Então, Morpheu
faz uma breve apresentação parcial do que é a Matrix, destacando que
toda a realidade que permeia a vida que Neo conhece é na verdade um espectro
falso, criado para escravizar e aprisionar aqueles que nela vivem. Na sequência
da cena, eis a oferta de libertação. Morpheu oferece, numa clara alusão ao
“livre arbítrio” cristão, a opção de Neo continuar vivendo a ilusão projetada
na Matrix, tomando a pílula azul, ou se libertar e vivenciar a realidade em uma
ótica mais profunda e, portanto, mais real. Para isso, ele precisa tomar a
pílula vermelha. Neo escolhe a segunda opção, mas não sem antes ser alertado
por Morpheu de que essa escolha não tem volta. A cena se encerra com Morpheu
saindo do recinto e, tal como o coelho de Alice, chamando Neo para que o
acompanhasse no universo que estava na iminência de se revelar.
O mundo Moderno, que se instaurou com a queda das nobrezas europeias e a ascensão burguesa no final do século XVIII, foi concebido por intermédio de uma série de pensamentos questionadores que culminaram na compreensão de que a Liberdade e a igualdade eram direitos de todos os seres humanos. Essa série de pensamentos que permeou tanto campos filosóficos, religiosos e até artísticos foi denominada de Iluminismo.
O pensamento iluminista sempre valorizou a
expressão artística como forma de compreender a realidade e discuti-la.
Contudo, os poderes concentrados nas novas elites fizeram com que o projeto de
“mundo moderno” se tornasse, ainda no século XIX obsoleto e cruel com a maior
parte da população europeia. Enfim, vieram os avanços científicos e com eles
novas perspectivas do pensamento humano se desenvolveram. A arte, cuja natureza
principal é o questionamento, também rompeu com as amarras românticas, idealizadas,
e propôs, para além do culto à forma, um espaço de reflexão, de questionamento,
ou ainda de libertação.
Esses movimentos artísticos foram denominados
de “Vanguardas” e sua consolidação no início no século XX, sobretudo ao usurpar
as formas literárias já tradicionais ( o romance e a lírica) formatou a escola
moderna. Contudo, para compreender uma obra moderna, com seus questionamentos,
com suas inquietações, com suas propostas revolucionárias, com suas estéticas,
com suas releituras históricas e principalmente com sua libertação das amarras
de modelos já consolidados e opressores, é necessário tomar a pílula vermelha.

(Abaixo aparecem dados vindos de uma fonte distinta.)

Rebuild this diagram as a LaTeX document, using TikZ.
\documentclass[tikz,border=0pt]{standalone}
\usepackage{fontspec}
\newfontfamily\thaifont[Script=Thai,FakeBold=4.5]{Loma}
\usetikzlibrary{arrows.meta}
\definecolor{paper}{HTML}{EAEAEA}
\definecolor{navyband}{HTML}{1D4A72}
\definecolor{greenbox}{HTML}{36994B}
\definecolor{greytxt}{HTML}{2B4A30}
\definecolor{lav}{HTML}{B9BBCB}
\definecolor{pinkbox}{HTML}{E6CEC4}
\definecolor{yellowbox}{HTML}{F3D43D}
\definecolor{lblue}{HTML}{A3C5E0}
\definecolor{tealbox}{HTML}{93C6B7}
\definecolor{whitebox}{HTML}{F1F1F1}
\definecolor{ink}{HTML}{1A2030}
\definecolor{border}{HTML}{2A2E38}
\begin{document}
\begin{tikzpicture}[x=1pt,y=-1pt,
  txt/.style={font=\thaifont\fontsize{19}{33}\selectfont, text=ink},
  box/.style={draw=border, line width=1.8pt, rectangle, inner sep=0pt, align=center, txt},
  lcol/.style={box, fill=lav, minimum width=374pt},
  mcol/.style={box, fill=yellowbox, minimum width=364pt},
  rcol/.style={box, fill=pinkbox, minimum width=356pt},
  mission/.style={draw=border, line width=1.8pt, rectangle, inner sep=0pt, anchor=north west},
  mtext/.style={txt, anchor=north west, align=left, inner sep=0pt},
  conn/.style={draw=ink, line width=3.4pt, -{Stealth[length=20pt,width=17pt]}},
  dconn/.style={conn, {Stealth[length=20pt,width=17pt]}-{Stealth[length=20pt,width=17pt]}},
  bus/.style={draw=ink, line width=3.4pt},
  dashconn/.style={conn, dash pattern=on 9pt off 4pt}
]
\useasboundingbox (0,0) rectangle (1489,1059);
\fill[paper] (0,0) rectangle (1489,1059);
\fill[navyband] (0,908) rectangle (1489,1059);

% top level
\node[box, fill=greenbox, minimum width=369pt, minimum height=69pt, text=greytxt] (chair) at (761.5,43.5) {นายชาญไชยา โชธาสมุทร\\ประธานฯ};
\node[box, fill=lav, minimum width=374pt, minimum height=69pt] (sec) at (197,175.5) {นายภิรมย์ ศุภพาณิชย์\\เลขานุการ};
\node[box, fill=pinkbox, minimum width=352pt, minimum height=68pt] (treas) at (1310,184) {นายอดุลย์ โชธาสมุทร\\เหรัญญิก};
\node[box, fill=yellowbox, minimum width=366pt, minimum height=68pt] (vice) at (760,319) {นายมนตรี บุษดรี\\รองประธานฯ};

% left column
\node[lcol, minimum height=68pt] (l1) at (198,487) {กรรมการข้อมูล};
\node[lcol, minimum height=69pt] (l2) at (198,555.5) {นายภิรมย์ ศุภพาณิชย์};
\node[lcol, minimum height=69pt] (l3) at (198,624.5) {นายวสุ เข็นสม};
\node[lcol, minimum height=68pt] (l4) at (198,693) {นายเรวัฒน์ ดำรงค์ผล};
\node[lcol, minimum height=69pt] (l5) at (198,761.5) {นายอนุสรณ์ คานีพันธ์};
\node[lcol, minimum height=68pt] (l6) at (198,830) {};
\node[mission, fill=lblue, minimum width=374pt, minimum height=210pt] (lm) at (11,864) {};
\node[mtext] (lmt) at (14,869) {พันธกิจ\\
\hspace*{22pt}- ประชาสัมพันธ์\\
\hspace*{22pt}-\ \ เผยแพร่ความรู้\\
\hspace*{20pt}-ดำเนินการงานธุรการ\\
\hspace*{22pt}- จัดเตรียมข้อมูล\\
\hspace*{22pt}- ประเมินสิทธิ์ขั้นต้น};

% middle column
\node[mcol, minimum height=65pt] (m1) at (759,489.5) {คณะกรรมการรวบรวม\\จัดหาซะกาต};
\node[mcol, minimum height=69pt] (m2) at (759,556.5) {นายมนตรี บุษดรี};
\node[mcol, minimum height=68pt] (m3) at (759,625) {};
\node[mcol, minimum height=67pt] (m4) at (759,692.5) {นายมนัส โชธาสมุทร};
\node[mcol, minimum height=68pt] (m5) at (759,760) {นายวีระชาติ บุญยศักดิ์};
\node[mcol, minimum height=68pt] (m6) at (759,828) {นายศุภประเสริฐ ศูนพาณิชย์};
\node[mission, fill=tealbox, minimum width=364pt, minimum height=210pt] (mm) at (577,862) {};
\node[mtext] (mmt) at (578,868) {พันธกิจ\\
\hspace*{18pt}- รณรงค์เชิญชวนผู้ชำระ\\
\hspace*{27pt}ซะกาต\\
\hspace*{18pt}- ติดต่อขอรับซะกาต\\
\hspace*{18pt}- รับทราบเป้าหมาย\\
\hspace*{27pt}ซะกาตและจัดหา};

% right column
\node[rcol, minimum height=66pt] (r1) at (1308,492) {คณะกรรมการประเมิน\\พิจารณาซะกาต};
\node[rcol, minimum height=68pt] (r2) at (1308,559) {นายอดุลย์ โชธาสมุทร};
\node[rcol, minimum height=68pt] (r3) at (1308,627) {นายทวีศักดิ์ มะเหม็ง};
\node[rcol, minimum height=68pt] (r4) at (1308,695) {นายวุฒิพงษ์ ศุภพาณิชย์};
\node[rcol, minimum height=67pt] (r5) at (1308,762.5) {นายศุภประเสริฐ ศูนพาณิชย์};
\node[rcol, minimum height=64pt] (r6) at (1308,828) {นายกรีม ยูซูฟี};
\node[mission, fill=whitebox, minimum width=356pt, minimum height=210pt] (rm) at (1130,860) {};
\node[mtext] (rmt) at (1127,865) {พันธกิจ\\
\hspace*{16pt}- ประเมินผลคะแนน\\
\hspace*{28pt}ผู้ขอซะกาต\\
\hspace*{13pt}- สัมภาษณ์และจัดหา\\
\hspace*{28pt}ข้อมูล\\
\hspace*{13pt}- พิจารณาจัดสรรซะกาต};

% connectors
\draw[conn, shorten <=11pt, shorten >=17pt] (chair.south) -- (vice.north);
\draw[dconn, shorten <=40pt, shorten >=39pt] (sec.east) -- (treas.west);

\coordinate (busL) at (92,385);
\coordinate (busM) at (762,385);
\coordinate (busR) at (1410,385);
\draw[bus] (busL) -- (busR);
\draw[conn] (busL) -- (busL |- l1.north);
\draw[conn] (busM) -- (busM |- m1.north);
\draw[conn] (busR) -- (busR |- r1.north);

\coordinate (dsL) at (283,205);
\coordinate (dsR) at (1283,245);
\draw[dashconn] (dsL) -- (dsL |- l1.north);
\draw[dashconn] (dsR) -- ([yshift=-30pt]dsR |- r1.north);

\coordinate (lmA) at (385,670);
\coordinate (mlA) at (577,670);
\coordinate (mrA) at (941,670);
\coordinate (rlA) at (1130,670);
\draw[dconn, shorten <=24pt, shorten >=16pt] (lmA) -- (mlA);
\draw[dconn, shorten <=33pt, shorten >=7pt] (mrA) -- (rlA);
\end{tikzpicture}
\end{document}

A pílula vermelha é aquela que te liberta da
alienação, que te permite reconhecer o rompimento das expressões e reforçam os
elementos das impressões( Expressionismo). É aquela que te permite filtrar as
propostas do futuro de forma a afastar toda e qualquer possibilidade de retorno
aos modelos totalitários e opressores (futurismo). É aquela que propõe um olhar
artístico até onde não se tem arte ( no amor, ou no elevador) reconhecendo que
o artístico está na inutilidade primitiva do objeto (dadaísmo).Ou ainda, na
melhor parte dela, é o rompimento total da censura da forma permitindo que sua
mente e seu corpo naveguem livremente por todos as dimensões da realidade
(surrealismo).
Enfim, a pílula vermelha não tem volta, porque
uma vez libertado da alienação social, política, consumista, individualista e
formal, não há mais volta. O indivíduo jamais se deixará aprisionar sem
cogitar, em algum momento, a possibilidade de se rebelar.

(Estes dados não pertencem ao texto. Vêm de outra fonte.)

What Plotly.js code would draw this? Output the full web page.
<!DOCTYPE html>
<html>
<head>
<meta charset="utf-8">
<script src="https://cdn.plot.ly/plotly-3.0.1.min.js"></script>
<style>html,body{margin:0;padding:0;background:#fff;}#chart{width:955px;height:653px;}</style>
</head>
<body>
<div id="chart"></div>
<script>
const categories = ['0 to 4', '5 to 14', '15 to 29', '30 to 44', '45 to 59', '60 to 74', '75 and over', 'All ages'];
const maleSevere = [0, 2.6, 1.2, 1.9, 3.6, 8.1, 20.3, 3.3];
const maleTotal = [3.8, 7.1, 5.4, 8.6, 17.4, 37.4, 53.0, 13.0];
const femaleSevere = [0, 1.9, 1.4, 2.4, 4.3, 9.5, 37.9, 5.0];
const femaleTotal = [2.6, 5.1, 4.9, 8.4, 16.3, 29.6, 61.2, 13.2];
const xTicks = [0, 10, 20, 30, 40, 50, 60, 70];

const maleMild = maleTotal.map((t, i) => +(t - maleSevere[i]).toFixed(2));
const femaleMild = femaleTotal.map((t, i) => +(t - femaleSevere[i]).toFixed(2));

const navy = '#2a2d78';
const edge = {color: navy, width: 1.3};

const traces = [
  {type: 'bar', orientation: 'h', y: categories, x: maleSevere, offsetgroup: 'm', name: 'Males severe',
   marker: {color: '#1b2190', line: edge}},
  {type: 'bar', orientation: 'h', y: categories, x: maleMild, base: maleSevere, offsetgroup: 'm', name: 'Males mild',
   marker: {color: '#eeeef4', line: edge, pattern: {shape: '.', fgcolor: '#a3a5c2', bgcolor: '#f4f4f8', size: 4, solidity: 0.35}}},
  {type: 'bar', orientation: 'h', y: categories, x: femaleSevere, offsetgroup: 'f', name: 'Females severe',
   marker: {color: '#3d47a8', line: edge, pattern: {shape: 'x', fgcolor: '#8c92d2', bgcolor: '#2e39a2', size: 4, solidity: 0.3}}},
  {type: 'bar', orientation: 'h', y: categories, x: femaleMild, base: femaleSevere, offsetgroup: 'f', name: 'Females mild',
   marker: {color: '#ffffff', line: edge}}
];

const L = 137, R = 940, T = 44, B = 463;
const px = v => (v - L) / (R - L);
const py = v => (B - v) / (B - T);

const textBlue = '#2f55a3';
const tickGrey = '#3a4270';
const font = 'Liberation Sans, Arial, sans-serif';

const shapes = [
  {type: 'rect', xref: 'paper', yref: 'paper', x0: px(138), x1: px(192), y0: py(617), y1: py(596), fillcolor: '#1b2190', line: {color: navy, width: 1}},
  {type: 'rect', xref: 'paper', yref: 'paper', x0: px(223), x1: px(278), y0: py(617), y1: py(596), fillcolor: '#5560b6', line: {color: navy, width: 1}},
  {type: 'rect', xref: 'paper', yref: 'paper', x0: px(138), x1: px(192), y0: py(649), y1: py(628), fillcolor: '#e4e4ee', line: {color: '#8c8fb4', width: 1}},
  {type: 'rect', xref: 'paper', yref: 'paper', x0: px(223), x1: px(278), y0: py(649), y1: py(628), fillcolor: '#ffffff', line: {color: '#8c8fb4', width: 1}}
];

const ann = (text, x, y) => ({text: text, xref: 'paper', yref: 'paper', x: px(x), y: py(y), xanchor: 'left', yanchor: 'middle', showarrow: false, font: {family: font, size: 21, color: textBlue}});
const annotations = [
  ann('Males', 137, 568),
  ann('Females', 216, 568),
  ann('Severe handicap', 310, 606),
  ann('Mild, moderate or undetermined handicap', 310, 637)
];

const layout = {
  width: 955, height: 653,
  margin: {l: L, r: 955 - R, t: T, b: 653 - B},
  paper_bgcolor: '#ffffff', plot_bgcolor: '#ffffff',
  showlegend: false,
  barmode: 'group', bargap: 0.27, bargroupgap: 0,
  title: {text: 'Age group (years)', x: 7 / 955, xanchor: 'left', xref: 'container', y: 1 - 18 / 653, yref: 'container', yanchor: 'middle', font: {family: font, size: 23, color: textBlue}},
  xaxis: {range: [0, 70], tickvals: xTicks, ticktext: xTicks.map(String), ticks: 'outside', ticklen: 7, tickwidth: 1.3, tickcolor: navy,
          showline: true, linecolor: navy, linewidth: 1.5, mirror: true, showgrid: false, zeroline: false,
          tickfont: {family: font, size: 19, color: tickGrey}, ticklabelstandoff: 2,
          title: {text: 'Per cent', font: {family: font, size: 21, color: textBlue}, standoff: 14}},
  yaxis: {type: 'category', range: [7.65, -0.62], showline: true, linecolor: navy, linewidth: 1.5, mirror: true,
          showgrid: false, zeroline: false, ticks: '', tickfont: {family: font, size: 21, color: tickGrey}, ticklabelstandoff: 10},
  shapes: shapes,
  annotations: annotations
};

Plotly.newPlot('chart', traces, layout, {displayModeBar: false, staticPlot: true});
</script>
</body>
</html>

O modernismo é o movimento cultural que envolve
todas essas premissas e, consequentemente, reestrutura o pensamento literário
fazendo com a arte sirva a um propósito cada vez mais claro e libertador:
QUESTIONE! Pois assim, seguindo sempre o coelho da curiosidade e da
inquietação, você poderá alcançar sempre o novo, e ser o seu próprio NEO!